One rule that I am thankful for having though is our school's no physical contact. This goes from touching (such as a high five) to hugging/kissing. Whenever I mention this rule to anyone there's a sudden uproar "But they can't do that!"

Ummm why not? Does it really effect my education either way? To be honest, I would much rather not be allowed to touch anyone than to walk through a corridor jam packed with kids sucking each others' faces off.

I've had lectures enough times from my mum to know what her least favourite rule is. The bag rule. You have to bring in all your books and text books no matter what. At first this rule's fine: year 7 you come in innocent and cheerful with only a few books in your bag, plus you get a locker. But only year 7s are allowed a locker so by the end of year 8 your patience has run dry.

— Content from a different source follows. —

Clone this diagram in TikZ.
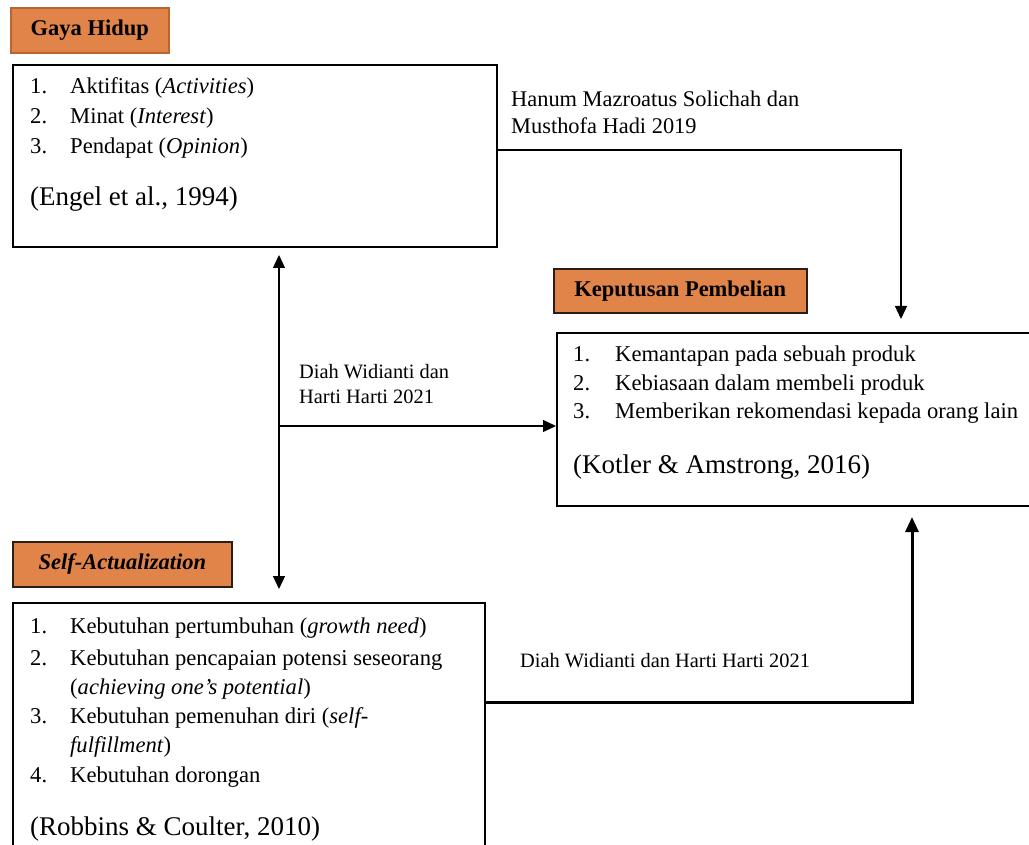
\documentclass[tikz,border=0pt]{standalone}
\usepackage{fontspec}
\setmainfont{Liberation Serif}
\usetikzlibrary{arrows.meta}
\definecolor{orng}{HTML}{E0844A}
\definecolor{orbd}{HTML}{B8652F}
\definecolor{dkbd}{HTML}{2A1E16}
\tikzset{
  lbl/.style={draw=dkbd, line width=1.6pt, fill=orng, anchor=north west, inner sep=0pt},
  lbltxt/.style={inner sep=0pt, font=\fontsize{22.5}{26}\selectfont\bfseries},
  box/.style={draw=black, line width=2pt, anchor=north west, inner sep=0pt},
  itm/.style={anchor=base west, inner sep=0pt, font=\fontsize{22.6}{26}\selectfont},
  cite/.style={anchor=base west, inner sep=0pt, font=\fontsize{27}{31}\selectfont},
  note/.style={anchor=base west, inner sep=0pt, font=\fontsize{20.4}{24}\selectfont},
  arr/.style={line width=1.3pt, -{Triangle[length=13pt,width=12pt]}},
  darr/.style={line width=1.3pt, {Triangle[length=13pt,width=12pt]}-{Triangle[length=13pt,width=12pt]}},
  tarr/.style={line width=3pt, -{Triangle[length=15pt,width=13pt]}},
}
\begin{document}
\begin{tikzpicture}[x=1pt,y=-1pt]
\clip (0,0) rectangle (1029,845);
\useasboundingbox (0,0) rectangle (1029,845);

% Gaya Hidup
\node[lbl, draw=orbd, minimum width=158pt, minimum height=45pt] (ghl) at (10,7) {};
\node[lbltxt] (ghlt) at (ghl.center) {Gaya Hidup};
\node[box, minimum width=484pt, minimum height=182pt] (gh) at (12,64) {};
\node[itm] (g1n) at (30,94) {1.};
\node[itm] (g1) at (70,94) {Aktifitas (\textit{Activities})};
\node[itm] (g2n) at (30,124) {2.};
\node[itm] (g2) at (70,124) {Minat (\textit{Interest})};
\node[itm] (g3n) at (30,154) {3.};
\node[itm] (g3) at (70,154) {Pendapat (\textit{Opinion})};
\node[cite] (gc) at (30,206) {(Engel et al., 1994)};

% Keputusan Pembelian
\node[lbl, minimum width=253pt, minimum height=44pt] (kpl) at (553,268) {};
\node[lbltxt] (kplt) at (kpl.center) {Keputusan Pembelian};
\node[box, minimum width=500pt, minimum height=173pt] (kp) at (556,332) {};
\node[itm] (k1n) at (573,362) {1.};
\node[itm] (k1) at (615,362) {Kemantapan pada sebuah produk};
\node[itm] (k2n) at (573,390) {2.};
\node[itm] (k2) at (615,390) {Kebiasaan dalam membeli produk};
\node[itm] (k3n) at (573,418) {3.};
\node[itm] (k3) at (615,418) {Memberikan rekomendasi kepada orang lain};
\node[cite] (kc) at (573,473) {(Kotler \& Amstrong, 2016)};

% Self-Actualization
\node[lbl, minimum width=219pt, minimum height=45pt] (sal) at (12,541) {};
\node[lbltxt, font=\fontsize{22.5}{26}\selectfont\bfseries\itshape] (salt) at (sal.center) {Self-Actualization};
\node[box, minimum width=472pt, minimum height=270pt] (sa) at (12,602) {};
\node[itm] (s1n) at (30,633) {1.};
\node[itm] (s1) at (70,633) {Kebutuhan pertumbuhan (\textit{growth need})};
\node[itm] (s2n) at (30,665) {2.};
\node[itm] (s2) at (70,665) {Kebutuhan pencapaian potensi seseorang};
\node[itm] (s2b) at (70,694) {(\textit{achieving one’s potential})};
\node[itm] (s3n) at (30,723) {3.};
\node[itm] (s3) at (70,723) {Kebutuhan pemenuhan diri (\textit{self-}};
\node[itm] (s3b) at (70,752) {\textit{fulfillment})};
\node[itm] (s4n) at (30,782) {4.};
\node[itm] (s4) at (70,782) {Kebutuhan dorongan};
\node[cite] (sc) at (30,835) {(Robbins \& Coulter, 2010)};

% notes
\node[note, font=\fontsize{22.4}{26}\selectfont] (n1a) at (511,107) {Hanum Mazroatus Solichah dan};
\node[note, font=\fontsize{22.4}{26}\selectfont] (n1b) at (511,134) {Musthofa Hadi 2019};
\node[note] (n2a) at (299,378) {Diah Widianti dan};
\node[note] (n2b) at (299,403) {Harti Harti 2021};
\node[note] (n3) at (520,667) {Diah Widianti dan Harti Harti 2021};

% connectors
\coordinate (c1s) at (496,150);
\coordinate (c1e) at (901,319);
\draw[arr] (c1s) -| (c1e);
\coordinate (vt) at (279,255);
\coordinate (vb) at (279,589);
\draw[darr] (vt) -- (vb);
\coordinate (hs) at (279,426);
\draw[arr] (hs) -- (hs -| kp.west);
\coordinate (c3s) at (484,702);
\coordinate (c3e) at (912,517);
\draw[tarr] (c3s) -| (c3e);
\end{tikzpicture}
\end{document}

So think about when you come to year 10 and 11 and you're forced to bring in all your text books which now weigh as much as a baby elephant and you're not allowed a locker because there 'isn't enough space to put them'.

What about that empty room over there? Or my form room where the only thing that takes up all the space are random computers that are never used.

It's not fair that whenever I walk past a group of year 7s (obviously not a very large group, at max five) they're complaining about how heavy their bags are and how unfair the school system is. You don't even know the half of it - and parents know even less!

Emily is a Year 10 pupil in a London school.